Dataset section →
****************************************

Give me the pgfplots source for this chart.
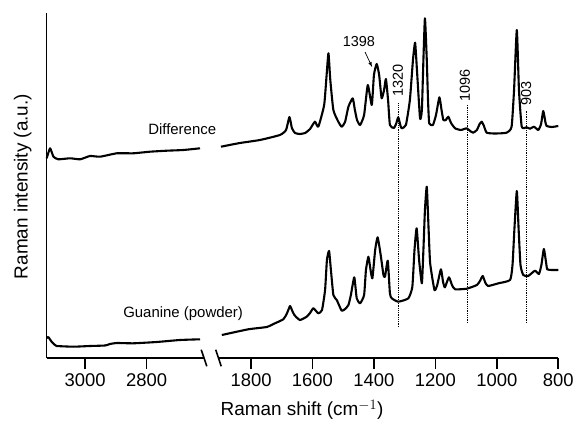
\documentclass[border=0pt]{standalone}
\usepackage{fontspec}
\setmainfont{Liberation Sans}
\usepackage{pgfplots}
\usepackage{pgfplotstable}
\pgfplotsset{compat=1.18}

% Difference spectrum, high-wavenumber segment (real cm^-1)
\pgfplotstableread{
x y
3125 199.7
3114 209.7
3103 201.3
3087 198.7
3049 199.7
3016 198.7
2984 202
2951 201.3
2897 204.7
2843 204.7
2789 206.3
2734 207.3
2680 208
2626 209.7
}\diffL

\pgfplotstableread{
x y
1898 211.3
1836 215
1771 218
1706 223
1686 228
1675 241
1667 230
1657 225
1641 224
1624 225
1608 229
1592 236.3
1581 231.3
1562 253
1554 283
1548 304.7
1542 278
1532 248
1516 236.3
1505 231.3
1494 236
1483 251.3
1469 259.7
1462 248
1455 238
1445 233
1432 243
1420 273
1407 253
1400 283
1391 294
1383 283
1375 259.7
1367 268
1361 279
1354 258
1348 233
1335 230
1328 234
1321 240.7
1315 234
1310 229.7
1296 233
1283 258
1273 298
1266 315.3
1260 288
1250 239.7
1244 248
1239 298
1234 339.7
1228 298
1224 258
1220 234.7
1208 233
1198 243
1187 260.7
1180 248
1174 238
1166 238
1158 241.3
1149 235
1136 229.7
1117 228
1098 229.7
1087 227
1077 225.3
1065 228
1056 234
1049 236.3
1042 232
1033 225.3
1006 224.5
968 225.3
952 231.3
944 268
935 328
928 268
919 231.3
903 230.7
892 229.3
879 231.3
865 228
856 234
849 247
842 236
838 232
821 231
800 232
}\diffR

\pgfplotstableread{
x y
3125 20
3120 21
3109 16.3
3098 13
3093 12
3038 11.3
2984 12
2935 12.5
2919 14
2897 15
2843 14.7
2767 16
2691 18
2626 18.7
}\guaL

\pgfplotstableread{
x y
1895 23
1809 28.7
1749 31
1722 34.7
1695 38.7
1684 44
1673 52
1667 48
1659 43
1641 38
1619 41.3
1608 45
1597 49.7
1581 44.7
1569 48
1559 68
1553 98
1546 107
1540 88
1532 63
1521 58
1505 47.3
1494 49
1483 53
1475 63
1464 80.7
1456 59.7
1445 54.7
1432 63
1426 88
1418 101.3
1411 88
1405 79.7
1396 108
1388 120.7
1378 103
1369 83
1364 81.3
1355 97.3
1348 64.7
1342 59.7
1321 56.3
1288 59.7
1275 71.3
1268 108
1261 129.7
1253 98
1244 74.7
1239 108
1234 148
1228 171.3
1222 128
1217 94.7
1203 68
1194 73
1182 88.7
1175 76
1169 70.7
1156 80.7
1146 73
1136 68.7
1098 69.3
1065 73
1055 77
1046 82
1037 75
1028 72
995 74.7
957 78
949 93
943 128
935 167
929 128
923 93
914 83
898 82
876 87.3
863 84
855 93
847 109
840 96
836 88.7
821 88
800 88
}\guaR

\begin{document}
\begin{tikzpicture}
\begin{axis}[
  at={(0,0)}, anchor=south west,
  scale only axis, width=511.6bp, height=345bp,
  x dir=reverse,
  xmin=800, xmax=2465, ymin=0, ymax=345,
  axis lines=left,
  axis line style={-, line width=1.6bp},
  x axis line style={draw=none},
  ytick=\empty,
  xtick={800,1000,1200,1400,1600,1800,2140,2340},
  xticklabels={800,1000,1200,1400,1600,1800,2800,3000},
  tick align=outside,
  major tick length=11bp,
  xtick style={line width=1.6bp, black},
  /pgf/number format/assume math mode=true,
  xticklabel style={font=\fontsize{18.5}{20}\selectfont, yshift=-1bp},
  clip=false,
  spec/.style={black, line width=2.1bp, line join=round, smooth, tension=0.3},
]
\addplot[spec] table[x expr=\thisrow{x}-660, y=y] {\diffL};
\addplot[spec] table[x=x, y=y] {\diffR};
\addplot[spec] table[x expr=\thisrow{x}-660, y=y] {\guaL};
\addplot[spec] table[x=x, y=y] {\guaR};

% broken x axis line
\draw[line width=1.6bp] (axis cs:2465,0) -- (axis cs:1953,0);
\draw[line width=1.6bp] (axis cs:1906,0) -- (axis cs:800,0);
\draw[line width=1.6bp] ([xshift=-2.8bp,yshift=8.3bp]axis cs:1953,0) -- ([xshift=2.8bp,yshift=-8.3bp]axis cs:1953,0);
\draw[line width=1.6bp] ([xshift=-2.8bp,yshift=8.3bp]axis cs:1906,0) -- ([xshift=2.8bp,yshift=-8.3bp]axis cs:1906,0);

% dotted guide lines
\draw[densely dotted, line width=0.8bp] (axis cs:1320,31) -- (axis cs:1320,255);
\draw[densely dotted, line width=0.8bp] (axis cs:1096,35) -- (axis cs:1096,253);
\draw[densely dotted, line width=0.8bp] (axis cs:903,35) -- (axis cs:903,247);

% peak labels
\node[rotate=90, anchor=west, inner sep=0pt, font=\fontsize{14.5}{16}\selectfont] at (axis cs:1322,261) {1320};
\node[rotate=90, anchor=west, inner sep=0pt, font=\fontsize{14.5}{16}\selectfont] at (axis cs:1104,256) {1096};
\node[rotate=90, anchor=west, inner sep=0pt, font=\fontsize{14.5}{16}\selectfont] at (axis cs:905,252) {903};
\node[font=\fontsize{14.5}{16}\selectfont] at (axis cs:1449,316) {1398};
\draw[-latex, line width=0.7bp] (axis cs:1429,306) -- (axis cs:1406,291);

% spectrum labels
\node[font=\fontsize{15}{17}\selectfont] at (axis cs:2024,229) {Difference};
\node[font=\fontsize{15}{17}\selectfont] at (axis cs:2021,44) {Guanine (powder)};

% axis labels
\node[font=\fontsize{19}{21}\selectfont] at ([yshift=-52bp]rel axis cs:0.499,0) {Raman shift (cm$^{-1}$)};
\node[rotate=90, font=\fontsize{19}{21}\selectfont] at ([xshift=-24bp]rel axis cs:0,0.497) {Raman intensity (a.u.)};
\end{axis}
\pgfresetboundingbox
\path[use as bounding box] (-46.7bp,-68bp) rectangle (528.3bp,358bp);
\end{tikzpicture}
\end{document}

****************************************

Return the listing above unchanged, apart from dropping its pictures.

Expected output →
Give me the pgfplots source for this chart.
\documentclass[border=0pt]{standalone}
\usepackage{fontspec}
\setmainfont{Liberation Sans}
\usepackage{pgfplots}
\usepackage{pgfplotstable}
\pgfplotsset{compat=1.18}

% Difference spectrum, high-wavenumber segment (real cm^-1)
\pgfplotstableread{
x y
3125 199.7
3114 209.7
3103 201.3
3087 198.7
3049 199.7
3016 198.7
2984 202
2951 201.3
2897 204.7
2843 204.7
2789 206.3
2734 207.3
2680 208
2626 209.7
}\diffL

\pgfplotstableread{
x y
1898 211.3
1836 215
1771 218
1706 223
1686 228
1675 241
1667 230
1657 225
1641 224
1624 225
1608 229
1592 236.3
1581 231.3
1562 253
1554 283
1548 304.7
1542 278
1532 248
1516 236.3
1505 231.3
1494 236
1483 251.3
1469 259.7
1462 248
1455 238
1445 233
1432 243
1420 273
1407 253
1400 283
1391 294
1383 283
1375 259.7
1367 268
1361 279
1354 258
1348 233
1335 230
1328 234
1321 240.7
1315 234
1310 229.7
1296 233
1283 258
1273 298
1266 315.3
1260 288
1250 239.7
1244 248
1239 298
1234 339.7
1228 298
1224 258
1220 234.7
1208 233
1198 243
1187 260.7
1180 248
1174 238
1166 238
1158 241.3
1149 235
1136 229.7
1117 228
1098 229.7
1087 227
1077 225.3
1065 228
1056 234
1049 236.3
1042 232
1033 225.3
1006 224.5
968 225.3
952 231.3
944 268
935 328
928 268
919 231.3
903 230.7
892 229.3
879 231.3
865 228
856 234
849 247
842 236
838 232
821 231
800 232
}\diffR

\pgfplotstableread{
x y
3125 20
3120 21
3109 16.3
3098 13
3093 12
3038 11.3
2984 12
2935 12.5
2919 14
2897 15
2843 14.7
2767 16
2691 18
2626 18.7
}\guaL

\pgfplotstableread{
x y
1895 23
1809 28.7
1749 31
1722 34.7
1695 38.7
1684 44
1673 52
1667 48
1659 43
1641 38
1619 41.3
1608 45
1597 49.7
1581 44.7
1569 48
1559 68
1553 98
1546 107
1540 88
1532 63
1521 58
1505 47.3
1494 49
1483 53
1475 63
1464 80.7
1456 59.7
1445 54.7
1432 63
1426 88
1418 101.3
1411 88
1405 79.7
1396 108
1388 120.7
1378 103
1369 83
1364 81.3
1355 97.3
1348 64.7
1342 59.7
1321 56.3
1288 59.7
1275 71.3
1268 108
1261 129.7
1253 98
1244 74.7
1239 108
1234 148
1228 171.3
1222 128
1217 94.7
1203 68
1194 73
1182 88.7
1175 76
1169 70.7
1156 80.7
1146 73
1136 68.7
1098 69.3
1065 73
1055 77
1046 82
1037 75
1028 72
995 74.7
957 78
949 93
943 128
935 167
929 128
923 93
914 83
898 82
876 87.3
863 84
855 93
847 109
840 96
836 88.7
821 88
800 88
}\guaR

\begin{document}
\begin{tikzpicture}
\begin{axis}[
  at={(0,0)}, anchor=south west,
  scale only axis, width=511.6bp, height=345bp,
  x dir=reverse,
  xmin=800, xmax=2465, ymin=0, ymax=345,
  axis lines=left,
  axis line style={-, line width=1.6bp},
  x axis line style={draw=none},
  ytick=\empty,
  xtick={800,1000,1200,1400,1600,1800,2140,2340},
  xticklabels={800,1000,1200,1400,1600,1800,2800,3000},
  tick align=outside,
  major tick length=11bp,
  xtick style={line width=1.6bp, black},
  /pgf/number format/assume math mode=true,
  xticklabel style={font=\fontsize{18.5}{20}\selectfont, yshift=-1bp},
  clip=false,
  spec/.style={black, line width=2.1bp, line join=round, smooth, tension=0.3},
]
\addplot[spec] table[x expr=\thisrow{x}-660, y=y] {\diffL};
\addplot[spec] table[x=x, y=y] {\diffR};
\addplot[spec] table[x expr=\thisrow{x}-660, y=y] {\guaL};
\addplot[spec] table[x=x, y=y] {\guaR};

% broken x axis line
\draw[line width=1.6bp] (axis cs:2465,0) -- (axis cs:1953,0);
\draw[line width=1.6bp] (axis cs:1906,0) -- (axis cs:800,0);
\draw[line width=1.6bp] ([xshift=-2.8bp,yshift=8.3bp]axis cs:1953,0) -- ([xshift=2.8bp,yshift=-8.3bp]axis cs:1953,0);
\draw[line width=1.6bp] ([xshift=-2.8bp,yshift=8.3bp]axis cs:1906,0) -- ([xshift=2.8bp,yshift=-8.3bp]axis cs:1906,0);

% dotted guide lines
\draw[densely dotted, line width=0.8bp] (axis cs:1320,31) -- (axis cs:1320,255);
\draw[densely dotted, line width=0.8bp] (axis cs:1096,35) -- (axis cs:1096,253);
\draw[densely dotted, line width=0.8bp] (axis cs:903,35) -- (axis cs:903,247);

% peak labels
\node[rotate=90, anchor=west, inner sep=0pt, font=\fontsize{14.5}{16}\selectfont] at (axis cs:1322,261) {1320};
\node[rotate=90, anchor=west, inner sep=0pt, font=\fontsize{14.5}{16}\selectfont] at (axis cs:1104,256) {1096};
\node[rotate=90, anchor=west, inner sep=0pt, font=\fontsize{14.5}{16}\selectfont] at (axis cs:905,252) {903};
\node[font=\fontsize{14.5}{16}\selectfont] at (axis cs:1449,316) {1398};
\draw[-latex, line width=0.7bp] (axis cs:1429,306) -- (axis cs:1406,291);

% spectrum labels
\node[font=\fontsize{15}{17}\selectfont] at (axis cs:2024,229) {Difference};
\node[font=\fontsize{15}{17}\selectfont] at (axis cs:2021,44) {Guanine (powder)};

% axis labels
\node[font=\fontsize{19}{21}\selectfont] at ([yshift=-52bp]rel axis cs:0.499,0) {Raman shift (cm$^{-1}$)};
\node[rotate=90, font=\fontsize{19}{21}\selectfont] at ([xshift=-24bp]rel axis cs:0,0.497) {Raman intensity (a.u.)};
\end{axis}
\pgfresetboundingbox
\path[use as bounding box] (-46.7bp,-68bp) rectangle (528.3bp,358bp);
\end{tikzpicture}
\end{document}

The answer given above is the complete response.